The firm also expects the ongoing war in Iran to hit consumer demand across its markets, “as a result of pressure on household budgets”.
Reckitt’s Middle East operations were disrupted by the war, it said, as it saw no revenue growth in the region.
Condom sales shrink in China
The Durex brand took a performance hit in China after the country implemented a 13 per cent VAT on condoms.
Despite this, Reckitt saw its eleventh consecutive quarter of revenue growth in China, boosted by growth in its germ protection brands.
While the share price slump may have been caused by Reckitt’s £150m Iran war price tag, analysts say the firm seems confident it can weather the shocks caused by the conflict.

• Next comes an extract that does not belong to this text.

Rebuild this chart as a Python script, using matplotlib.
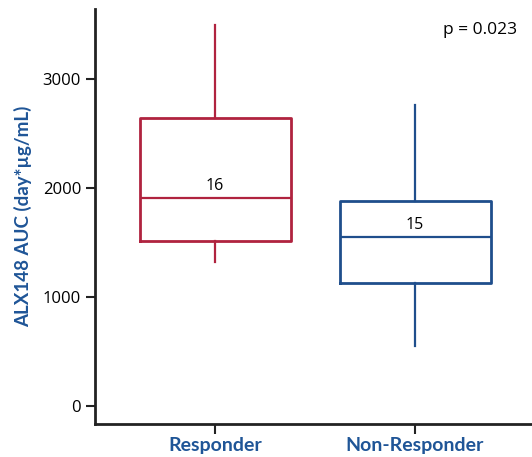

Richard Hunter, market analyst at Interactive Investor, said: “While stocks such as Reckitt will never be seen as racy or high fashion, they are nonetheless rather more solid and dependable.
“The group is cautiously confident that it can mitigate the effects of the conflict and subsequent impact on consumer spending by pulling the levers at its disposal.”
But Wednesday morning’s share price slump left the stock down more than 26 per cent in the year so far, wiping out two years of gains.
Chris Beauchamp, chief market analyst at IG, said: “While companies are doing their best to be guardedly optimistic, investors are deciding not to hang around.
“There are likely to be plenty more warnings to come.”